Records shown:
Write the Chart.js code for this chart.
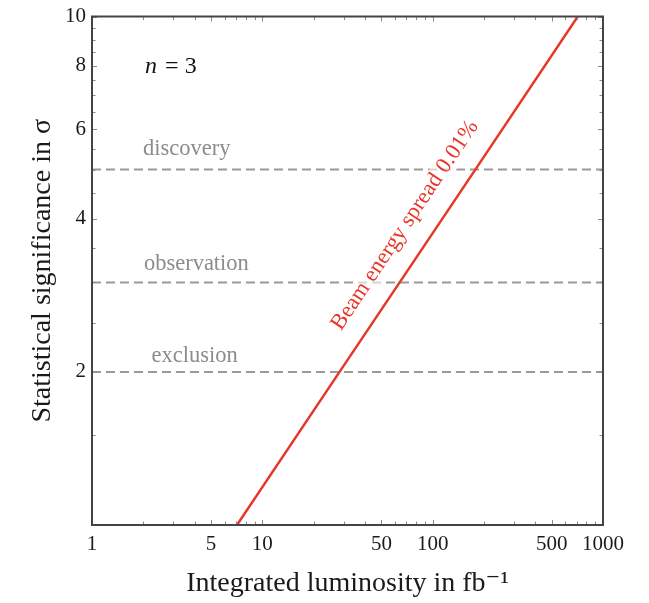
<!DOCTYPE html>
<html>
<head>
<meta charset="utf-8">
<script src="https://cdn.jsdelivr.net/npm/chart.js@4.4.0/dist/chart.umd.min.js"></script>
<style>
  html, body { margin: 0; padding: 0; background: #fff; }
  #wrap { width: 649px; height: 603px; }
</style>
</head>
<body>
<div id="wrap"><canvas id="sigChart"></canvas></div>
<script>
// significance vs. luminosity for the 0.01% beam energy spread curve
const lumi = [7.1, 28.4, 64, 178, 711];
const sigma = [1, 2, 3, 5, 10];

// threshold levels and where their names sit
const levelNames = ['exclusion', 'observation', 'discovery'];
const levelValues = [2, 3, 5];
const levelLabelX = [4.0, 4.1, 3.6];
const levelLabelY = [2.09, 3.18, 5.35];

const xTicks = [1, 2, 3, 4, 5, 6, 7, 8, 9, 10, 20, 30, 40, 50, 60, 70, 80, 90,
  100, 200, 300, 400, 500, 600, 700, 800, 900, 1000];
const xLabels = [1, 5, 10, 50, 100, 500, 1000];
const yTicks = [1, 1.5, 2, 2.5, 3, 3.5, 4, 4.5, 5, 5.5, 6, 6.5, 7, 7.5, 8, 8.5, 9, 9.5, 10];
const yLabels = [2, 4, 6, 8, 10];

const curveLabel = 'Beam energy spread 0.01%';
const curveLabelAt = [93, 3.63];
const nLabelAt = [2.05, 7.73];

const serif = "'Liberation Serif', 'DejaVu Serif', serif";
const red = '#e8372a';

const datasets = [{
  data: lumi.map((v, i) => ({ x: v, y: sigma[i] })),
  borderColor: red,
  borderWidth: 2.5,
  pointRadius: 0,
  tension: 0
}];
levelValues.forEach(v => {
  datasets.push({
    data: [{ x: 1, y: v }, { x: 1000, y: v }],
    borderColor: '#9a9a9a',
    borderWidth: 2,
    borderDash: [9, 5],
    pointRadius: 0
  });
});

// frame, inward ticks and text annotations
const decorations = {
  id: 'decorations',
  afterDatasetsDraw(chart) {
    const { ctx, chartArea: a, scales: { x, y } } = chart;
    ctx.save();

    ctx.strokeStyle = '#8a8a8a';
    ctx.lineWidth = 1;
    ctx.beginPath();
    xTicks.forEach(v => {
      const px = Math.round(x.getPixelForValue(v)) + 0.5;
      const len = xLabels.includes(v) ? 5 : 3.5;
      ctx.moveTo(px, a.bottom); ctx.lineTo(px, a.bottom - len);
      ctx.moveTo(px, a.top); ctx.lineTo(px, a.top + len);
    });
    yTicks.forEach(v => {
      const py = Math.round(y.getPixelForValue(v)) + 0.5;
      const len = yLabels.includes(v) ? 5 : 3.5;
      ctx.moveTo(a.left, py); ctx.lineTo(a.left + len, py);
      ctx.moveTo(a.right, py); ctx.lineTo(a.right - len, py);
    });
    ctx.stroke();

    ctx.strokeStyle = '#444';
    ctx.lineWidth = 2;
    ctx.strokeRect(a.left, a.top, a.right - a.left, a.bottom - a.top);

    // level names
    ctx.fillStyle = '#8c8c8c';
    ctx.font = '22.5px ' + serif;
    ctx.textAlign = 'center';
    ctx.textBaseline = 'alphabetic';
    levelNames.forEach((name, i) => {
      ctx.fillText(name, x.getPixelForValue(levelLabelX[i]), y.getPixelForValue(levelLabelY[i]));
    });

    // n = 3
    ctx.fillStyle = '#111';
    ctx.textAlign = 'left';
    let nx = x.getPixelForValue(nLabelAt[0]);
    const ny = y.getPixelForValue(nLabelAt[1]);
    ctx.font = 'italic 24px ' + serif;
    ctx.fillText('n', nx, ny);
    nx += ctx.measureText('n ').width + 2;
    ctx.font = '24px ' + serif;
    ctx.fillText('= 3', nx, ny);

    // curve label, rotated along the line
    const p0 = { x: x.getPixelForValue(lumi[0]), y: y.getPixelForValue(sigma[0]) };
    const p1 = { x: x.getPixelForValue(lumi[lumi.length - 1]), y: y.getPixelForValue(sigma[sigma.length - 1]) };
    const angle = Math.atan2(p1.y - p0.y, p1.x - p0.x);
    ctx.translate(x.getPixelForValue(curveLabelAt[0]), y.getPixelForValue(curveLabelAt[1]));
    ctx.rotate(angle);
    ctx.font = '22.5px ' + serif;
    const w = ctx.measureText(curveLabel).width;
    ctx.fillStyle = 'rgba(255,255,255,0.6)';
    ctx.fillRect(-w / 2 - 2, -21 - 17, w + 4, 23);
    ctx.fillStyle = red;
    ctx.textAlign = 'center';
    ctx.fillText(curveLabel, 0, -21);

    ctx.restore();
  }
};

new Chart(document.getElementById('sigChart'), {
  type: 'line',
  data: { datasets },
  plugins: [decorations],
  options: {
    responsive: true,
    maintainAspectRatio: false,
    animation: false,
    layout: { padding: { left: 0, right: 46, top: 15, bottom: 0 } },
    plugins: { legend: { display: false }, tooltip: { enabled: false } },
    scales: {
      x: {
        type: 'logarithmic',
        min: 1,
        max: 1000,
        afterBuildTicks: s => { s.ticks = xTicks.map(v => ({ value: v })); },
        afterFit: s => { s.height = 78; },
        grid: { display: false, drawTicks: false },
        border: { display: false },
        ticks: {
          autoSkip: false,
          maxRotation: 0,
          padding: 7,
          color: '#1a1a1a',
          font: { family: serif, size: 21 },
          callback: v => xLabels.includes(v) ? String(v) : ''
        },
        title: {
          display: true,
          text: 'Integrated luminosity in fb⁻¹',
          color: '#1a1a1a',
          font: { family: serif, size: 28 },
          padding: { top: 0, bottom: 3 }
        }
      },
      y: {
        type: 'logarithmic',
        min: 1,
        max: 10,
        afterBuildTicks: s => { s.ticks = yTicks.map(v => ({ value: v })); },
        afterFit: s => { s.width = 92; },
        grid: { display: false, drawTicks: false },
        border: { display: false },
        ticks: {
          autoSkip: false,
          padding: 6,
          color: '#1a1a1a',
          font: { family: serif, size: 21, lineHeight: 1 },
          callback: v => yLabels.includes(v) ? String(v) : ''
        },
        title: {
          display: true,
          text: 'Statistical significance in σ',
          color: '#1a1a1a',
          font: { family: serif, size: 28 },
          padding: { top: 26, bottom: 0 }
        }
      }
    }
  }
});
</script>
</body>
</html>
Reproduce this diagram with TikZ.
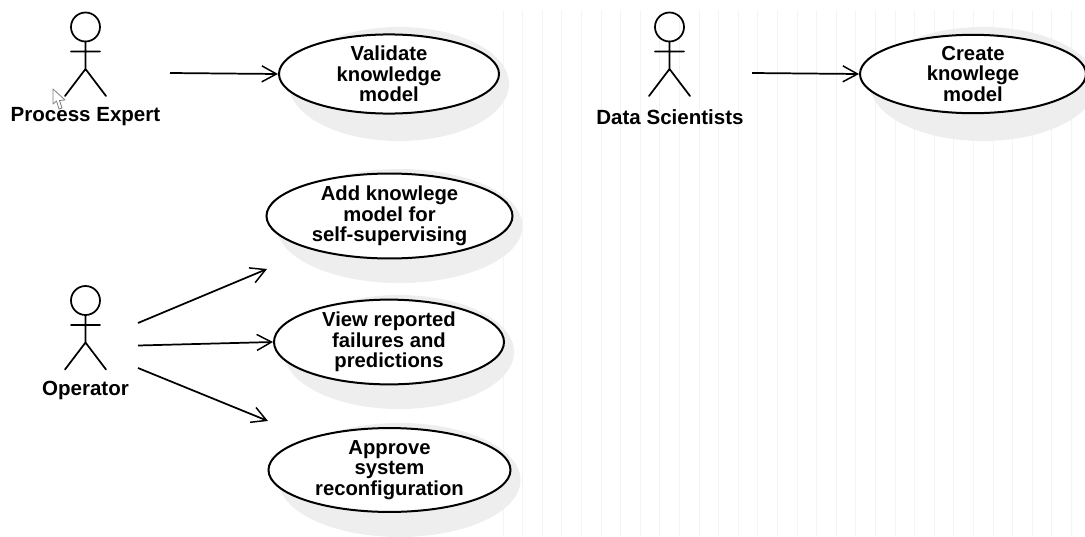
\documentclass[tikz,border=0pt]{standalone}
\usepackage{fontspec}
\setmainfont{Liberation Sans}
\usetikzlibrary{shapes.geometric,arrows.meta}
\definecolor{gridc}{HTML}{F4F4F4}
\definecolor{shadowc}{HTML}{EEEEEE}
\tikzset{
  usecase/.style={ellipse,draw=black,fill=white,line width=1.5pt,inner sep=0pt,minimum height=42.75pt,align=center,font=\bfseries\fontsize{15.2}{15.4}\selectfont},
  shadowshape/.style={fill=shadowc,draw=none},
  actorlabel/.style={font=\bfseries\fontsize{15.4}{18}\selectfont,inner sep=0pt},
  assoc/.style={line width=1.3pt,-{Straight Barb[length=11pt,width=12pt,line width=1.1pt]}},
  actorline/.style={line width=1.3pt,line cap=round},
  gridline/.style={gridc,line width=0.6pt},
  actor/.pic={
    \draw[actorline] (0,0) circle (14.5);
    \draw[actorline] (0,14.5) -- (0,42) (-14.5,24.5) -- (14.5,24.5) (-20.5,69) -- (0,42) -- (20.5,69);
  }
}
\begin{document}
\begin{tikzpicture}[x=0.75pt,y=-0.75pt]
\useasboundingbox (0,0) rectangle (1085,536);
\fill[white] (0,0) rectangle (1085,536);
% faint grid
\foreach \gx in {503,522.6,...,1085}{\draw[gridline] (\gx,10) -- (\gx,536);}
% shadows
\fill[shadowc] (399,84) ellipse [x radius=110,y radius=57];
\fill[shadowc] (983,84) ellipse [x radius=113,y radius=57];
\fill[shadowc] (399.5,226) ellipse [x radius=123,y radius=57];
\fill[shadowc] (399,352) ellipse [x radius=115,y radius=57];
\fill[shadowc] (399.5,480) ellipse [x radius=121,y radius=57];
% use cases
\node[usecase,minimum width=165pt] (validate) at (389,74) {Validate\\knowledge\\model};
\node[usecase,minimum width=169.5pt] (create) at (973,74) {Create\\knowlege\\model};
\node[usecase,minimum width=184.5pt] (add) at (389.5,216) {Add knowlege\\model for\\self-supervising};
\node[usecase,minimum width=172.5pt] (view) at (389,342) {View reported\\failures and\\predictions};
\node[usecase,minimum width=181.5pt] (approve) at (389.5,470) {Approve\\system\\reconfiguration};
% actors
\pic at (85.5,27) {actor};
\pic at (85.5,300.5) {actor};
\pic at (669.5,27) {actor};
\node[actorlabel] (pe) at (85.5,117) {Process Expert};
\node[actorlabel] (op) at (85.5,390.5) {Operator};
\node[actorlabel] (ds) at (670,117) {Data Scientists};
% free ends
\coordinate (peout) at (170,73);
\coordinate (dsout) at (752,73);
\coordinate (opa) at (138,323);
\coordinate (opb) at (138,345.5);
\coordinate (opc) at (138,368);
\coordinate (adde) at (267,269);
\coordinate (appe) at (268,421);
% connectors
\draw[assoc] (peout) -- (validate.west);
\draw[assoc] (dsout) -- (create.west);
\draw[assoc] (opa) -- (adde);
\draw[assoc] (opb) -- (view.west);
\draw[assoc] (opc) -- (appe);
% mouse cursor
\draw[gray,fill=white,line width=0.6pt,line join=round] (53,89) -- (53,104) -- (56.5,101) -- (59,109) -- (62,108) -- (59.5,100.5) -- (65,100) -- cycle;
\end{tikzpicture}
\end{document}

Task details:
Copy exactly the lines from the first line of the records above through the line with "const levelLabelY = [2.09, 3.18, 5.35];", both included, and nothing else. Pictures stay out.

Correct answer:
Write the Chart.js code for this chart.
<!DOCTYPE html>
<html>
<head>
<meta charset="utf-8">
<script src="https://cdn.jsdelivr.net/npm/chart.js@4.4.0/dist/chart.umd.min.js"></script>
<style>
  html, body { margin: 0; padding: 0; background: #fff; }
  #wrap { width: 649px; height: 603px; }
</style>
</head>
<body>
<div id="wrap"><canvas id="sigChart"></canvas></div>
<script>
// significance vs. luminosity for the 0.01% beam energy spread curve
const lumi = [7.1, 28.4, 64, 178, 711];
const sigma = [1, 2, 3, 5, 10];

// threshold levels and where their names sit
const levelNames = ['exclusion', 'observation', 'discovery'];
const levelValues = [2, 3, 5];
const levelLabelX = [4.0, 4.1, 3.6];
const levelLabelY = [2.09, 3.18, 5.35];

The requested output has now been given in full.